Va tutto per aria, per lui, e per gli altri. Per lo sciocchino la vittoria numero 99, i Championships numero 9, lo Slam numero 21. Per gli altri, gli uomini del torneo, salta la finale sognata, quella con Nadal, commemorazione del loro ultimo match su quest’erba, dieci anni fa; e come se non bastasse, vi è la certezza di una semifinale senza protagonisti di primo piano, da cui verrà una finale a sua volta disarmonica, con un favorito sicuro e un altro a far da sparring. Però, è vero, il tennis ama talvolta cambiare sceneggiatura, e normalmente quando lo fa succede tutto all’improvviso. Può indurre un Kevin Anderson a recitare nei panni del Leicester dello scudetto, e trasformarlo in pochi minuti da sicuro perdente a implacabile, incisivo, scrupoloso, pignolo, meticoloso cecchino. Capita. Anzi, è capitato ieri, e Federer non ha impiegato molto a capire che non sarebbe stata la sua giornata.

«Non è stato il match point fallito a mandarmi in confusione. Su quello ho tentato un passante di rovescio affatto facile, ed è finito in rete. È stato peggio nel quarto set, quando ho avuto tre altre chance per andare al tiebreak togliendogli il servizio, e le ho sprecate malamente. Lì mi sono come irretito, e ho fatto fatica a rimettermi in carreggiata», la confessione di un Roger non così demoralizzato come era logico attendersi. Il nuovo contratto con lo sponsor giapponese, voglia o no la sua famiglia («Saranno i miei figli a decidere quando devo smettere», aveva detto in più d’una occasione), gli ha allungato ancora la carriera. Dovrà arrivare almeno ai Giochi di Tokyo, 2020. Dunque avrà ancora due Wimbledon per tentare di rifarsi.

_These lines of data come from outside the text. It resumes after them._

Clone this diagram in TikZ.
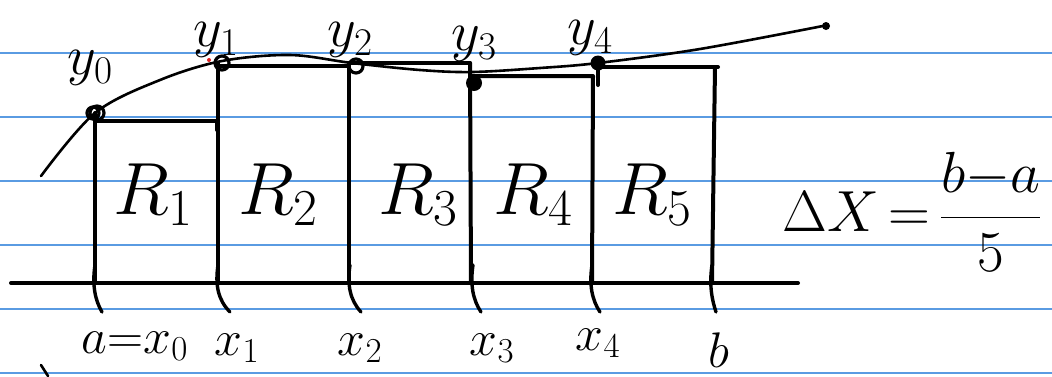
\RequirePackage{fix-cm}
\documentclass[tikz,border=0pt]{standalone}
\usepackage{amsmath}
\usetikzlibrary{calc}
\definecolor{ruleblue}{HTML}{5A9BE2}
\definecolor{inkred}{HTML}{E02020}

\begin{document}
\begin{tikzpicture}[x=1pt,y=-1pt,line cap=round,line join=round]
    \useasboundingbox (0,0) rectangle (1052,376);
    \foreach \y in {53,117,181,245,309,373}{\draw[ruleblue,line width=1.6pt] (0,\y)--(1052,\y);}
    \draw[line width=4pt] (11,283)--(798,283);
    % rectangles
    \draw[line width=4pt] (95,283)--(95,113);
    \draw[line width=4pt] (95,121)--(217,121)--(217,130);
    \draw[line width=4pt] (218,283)--(218,63);
    \draw[line width=4pt] (218,66)--(349,66)--(349,283);
    \draw[line width=4pt] (349,63)--(470,63);
    \draw[line width=4pt] (470,63)--(471,283);
    \draw[line width=4pt] (471,76)--(593,76)--(592,283);
    \draw[line width=4pt] (598,63)--(598,85);
    \draw[line width=4pt] (598,67)--(718,67);
    \draw[line width=4pt] (715,67)--(712,283);
    % ticks below the axis
    \foreach \x/\d in {95/7,218/12,350/11,473/8,592/8,712/4}{
      \draw[line width=3.4pt] (\x,265) .. controls (\x-3,285) and (\x,300) .. (\x+\d,312);}
    % curve
    \draw[line width=2.6pt] plot[smooth,tension=0.55] coordinates {(41,176) (95,113) (160,80) (222,61) (290,55) (352,63) (420,70) (472,72) (540,68) (598,63) (700,49) (828,25)};
    \fill (826,26) circle (4pt);
    \fill[inkred] (209,60) circle (2pt);
    \draw[line width=3.2pt] (97,113) circle (7pt);
    \draw[line width=3.2pt] (93,113) circle (6pt);
    \draw[line width=3.2pt] (222,63) circle (7pt);
    \draw[line width=3.2pt] (356,66) circle (7pt);
    \fill (474,83) circle (8pt);
    \fill (598,63) circle (7.5pt);
    \draw[line width=2.6pt] (41,365)--(48,376);
    % labels
    \node (ly0) at (90,68) {\fontsize{56}{56}\selectfont$y_0$};
    \node (ly1) at (216,40) {\fontsize{56}{56}\selectfont$y_1$};
    \node (ly2) at (350,40) {\fontsize{56}{56}\selectfont$y_2$};
    \node (ly3) at (474,44) {\fontsize{56}{56}\selectfont$y_3$};
    \node (ly4) at (590,38) {\fontsize{56}{56}\selectfont$y_4$};
    \foreach \x/\i in {153/1,278/2,418/3,533/4,652/5}{
      \node (r\i) at (\x,195) {\fontsize{74}{74}\selectfont$R_{\i}$};}
    \node (la) at (135,346) {\fontsize{50}{50}\selectfont$a{=}x_0$};
    \node (lx1) at (237,348) {\fontsize{50}{50}\selectfont$x_1$};
    \node (lx2) at (360,348) {\fontsize{50}{50}\selectfont$x_2$};
    \node (lx3) at (492,348) {\fontsize{50}{50}\selectfont$x_3$};
    \node (lx4) at (598,343) {\fontsize{50}{50}\selectfont$x_4$};
    \node (lb) at (719,350) {\fontsize{50}{50}\selectfont$b$};
    \node (dx) at (912,212) {\fontsize{58}{58}\selectfont$\Delta X{\,=\,}\dfrac{b{-}a}{5}$};
  \end{tikzpicture}
\end{document}
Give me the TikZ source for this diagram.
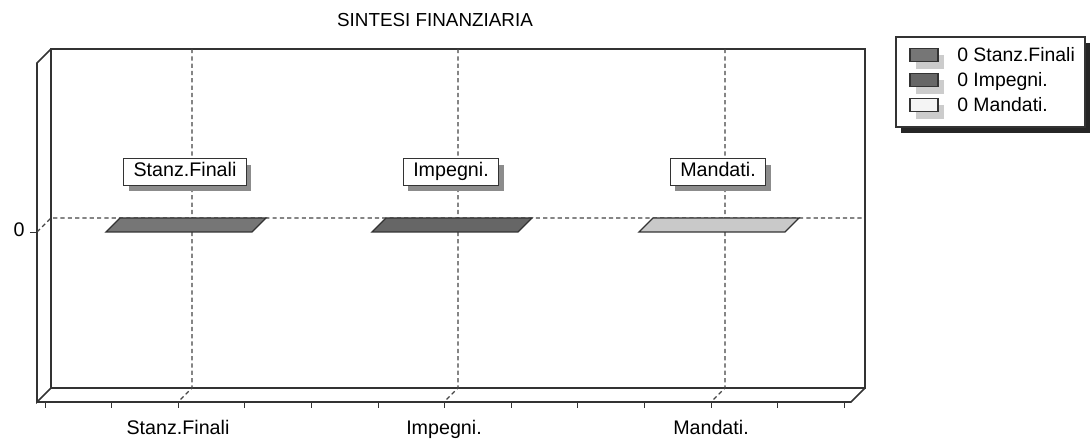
\documentclass[tikz,border=0pt]{standalone}
\usepackage{fontspec}
\setmainfont{Liberation Sans}
\usetikzlibrary{shadows}
\definecolor{framegray}{HTML}{333333}
\definecolor{gridgray}{HTML}{444444}
\definecolor{barstanz}{HTML}{767676}
\definecolor{barimp}{HTML}{666666}
\definecolor{barmand}{HTML}{C9C9C9}
\definecolor{swmand}{HTML}{F4F4F4}
\begin{document}
\begin{tikzpicture}[x=0.025cm,y=-0.025cm,
    frame/.style={draw=framegray,line width=1.1pt},
    gridline/.style={draw=gridgray,line width=.9pt,dash pattern=on 3pt off 2.2pt},
    labelbox/.style={draw=framegray,fill=white,line width=.9pt,inner xsep=7pt,inner ysep=3pt,
      text height=10pt,text depth=3pt,font=\fontsize{14}{16}\selectfont,
      drop shadow={shadow xshift=3.6pt,shadow yshift=-4.3pt,fill=black!45,opacity=1}},
    axislabel/.style={anchor=base,inner sep=0pt,font=\fontsize{14}{16}\selectfont},
    swatch/.style={draw=framegray,line width=.8pt,minimum width=19.9pt,minimum height=9.5pt,inner sep=0pt,
      drop shadow={shadow xshift=4.3pt,shadow yshift=-5pt,fill=black!20,opacity=1}},
    legtext/.style={anchor=base west,inner sep=0pt,font=\fontsize{13.8}{16}\selectfont}]
  \useasboundingbox (0,0) rectangle (1090,444);
  \node[axislabel,font=\fontsize{13.4}{16}\selectfont] (title) at (435,27) {SINTESI FINANZIARIA};
  % box of the chart
  \coordinate (btl) at (51,49); \coordinate (btr) at (865,49);
  \coordinate (bbr) at (865,388); \coordinate (bbl) at (51,388);
  \coordinate (ftl) at (37,63); \coordinate (fbl) at (37,402); \coordinate (fbr) at (851,402);
  \draw[frame] (btl) -- (btr) -- (bbr) -- (bbl) -- cycle;
  \draw[frame] (btl) -- (ftl) -- (fbl) -- (bbl);
  \draw[frame] (fbl) -- (fbr) -- (bbr);
  \foreach \k in {0,...,12}
    \draw[framegray,line width=.6pt] ({45+66.6*\k},402) -- ++(0,6);
  % zero level
  \coordinate (zf) at (37,232); \coordinate (zb) at (51,218); \coordinate (ze) at (865,218);
  \draw[gridline] (zf) -- (zb) -- (ze);
  \draw[framegray,line width=.7pt] (zf) -- ++(-7,0);
  \node[axislabel] (zero) at (19,237) {0};
  % categories
  \foreach \c/\name/\col [count=\i] in {178/Stanz.Finali/barstanz,444/Impegni./barimp,711/Mandati./barmand} {
    \coordinate (gt\i) at (\c+14,49); \coordinate (gb\i) at (\c+14,388); \coordinate (gf\i) at (\c,402);
    \draw[gridline] (gt\i) -- (gb\i) -- (gf\i);
    \filldraw[draw=framegray,line width=.9pt,fill=\col] (\c-72,232) -- (\c+74,232) -- (\c+88,218) -- (\c-58,218) -- cycle;
    \node[labelbox] (box\i) at (\c+7,172) {\name};
    \node[axislabel] (cat\i) at (\c,435) {\name};
  }
  % legend
  \node[draw=framegray,line width=1pt,fill=white,minimum width=134.4pt,minimum height=64pt,inner sep=0pt,
    drop shadow={shadow xshift=3.6pt,shadow yshift=-4.3pt,fill=black!85,opacity=1}] (legend) at (990.5,82) {};
  \foreach \col/\name [count=\i] in {barstanz/Stanz.Finali,barimp/Impegni.,swmand/Mandati.} {
    \node[swatch,fill=\col] (sw\i) at (924,{30+25*\i}) {};
    \node[legtext] (lt\i) at (957,{37+25*\i}) {0 \name};
  }
\end{tikzpicture}
\end{document}
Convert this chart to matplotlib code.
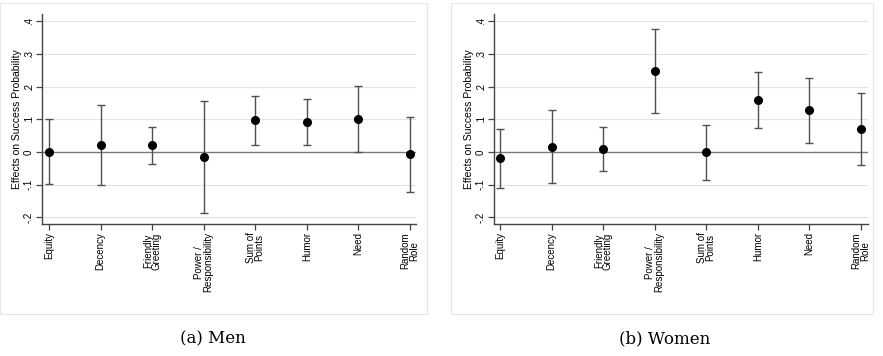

Dovrà rivedere alcune cose nella sua programmazione, però. I prossimi trentasette anni (l’8 di agosto) non incidono più che tanto nel fisico, ma certo si fanno sentire lassù, nella testa, fra i pensieri. Nella cosiddetta “tenuta mentale”. Lì il logorio si accumula rapido, e non ci sono formule magiche o allenamenti per sciogliere i grumi di fatica, i dubbi, le incertezze.

Se vi va di analizzare queste ultime due stagioni federeriane, inarrestabile quella del 2017, più stenta questa ancora in corso, seppure nutrita di una nuova vittoria in Australia, non è difficile annotare che il nostro non regga più di due tornei nell’arco di un mese. A tre non arriva, li soffre, e sbrodola tennis come ha fatto ieri.

Alla fine dell’anno scorso giocò e vinse a Shanghai e Basilea, giunse decotto al Masters di Londra e si fece mettere alla porta da Goffin. Quest’anno ha voluto inserire Rotterdam prima di Indian Wells e Miami, per il gusto (comprensibile, eccome) di riprendersi il numero uno: ha vinto in Olanda, ha fatto finale a Indian Wells ed è crollato in primo turno a Miami. Lo stesso è successo sull’erba, un anno fa perse subito a Stoccarda, poi vinse Halle e Wimbledon. Quest’anno ha vinto Stoccarda, ha agganciato una finale ad Halle, per farsi battere da Coric, e si è schiantato nei quarti a Wimbledon… Insomma, serve un’altra programmazione per i due anni a venire: due tornei e stop, uno per andare in forma, uno per tentare la vittoria. E se gli sponsor ne vogliono tre, decida in cuor suo quale sia meglio tralasciare.

«Anderson ha giocato molto bene al servizio», dice Federer, ripensando al suo match buttato, «e con quello ti obbliga sempre sul chi vive, ma non mi ha sorpreso vederlo giocare bene da fondo campo. Ci ho giocato altre volte, e quella caratteristica lui l’ha sempre avuta. È stato bravo e ci ha creduto fino in fondo». Lui no, lui si è confuso. È la parola che ripete più spesso in conferenza stampa. Del resto, è così umano confondersi… A mister Spock, davvero non sarebbe successo.